The river is under tidal influence for the last 6 km of its length.

Although generally shallow, the Deep River has depths of up to 6.5 m in places.
The Deep River is one of the few perennial rivers in Western Australia although 80% of its discharge occurs in winter and spring.

The river's water quality is very good, fresh and low in nutrients. The majority of the catchment of the Deep River is not cleared. The silt and clay content can be high during the winter period.
The Deep River begins just west of Lake Muir about 50 km from the coast on the edge of the Yilgarn Plateau. Lake Muir may, in flood, overflow into the Deep River catchment. It flows through a valley between granite hills then wanders across the coastal plain, finally entering the Nornalup Inlet on the western side.
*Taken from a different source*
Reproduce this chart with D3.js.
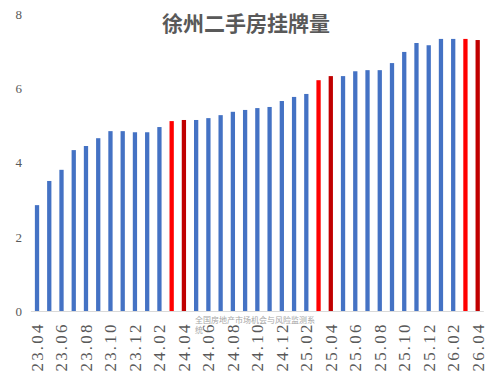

The two tributaries of the Deep River are the Weld River and Croea Brook.

Some features of the river include wide unobstructed pools interspersed with rapids such as Rowell's Pool and two waterfalls, Fernhook Falls and Gladstone Falls.

The Deep River flows through forested areas of national park including the Walpole-Nornalup National Park before discharging into the Nornalup Inlet.

The first recorded name of the river was given in 1841 by the Colonial Secretary, Peter Broun. It had been known as the Frankland River by sealers that operated in the area. The explorer William Nairne Clark named it the West River on his charts but Broun later decided on the current name.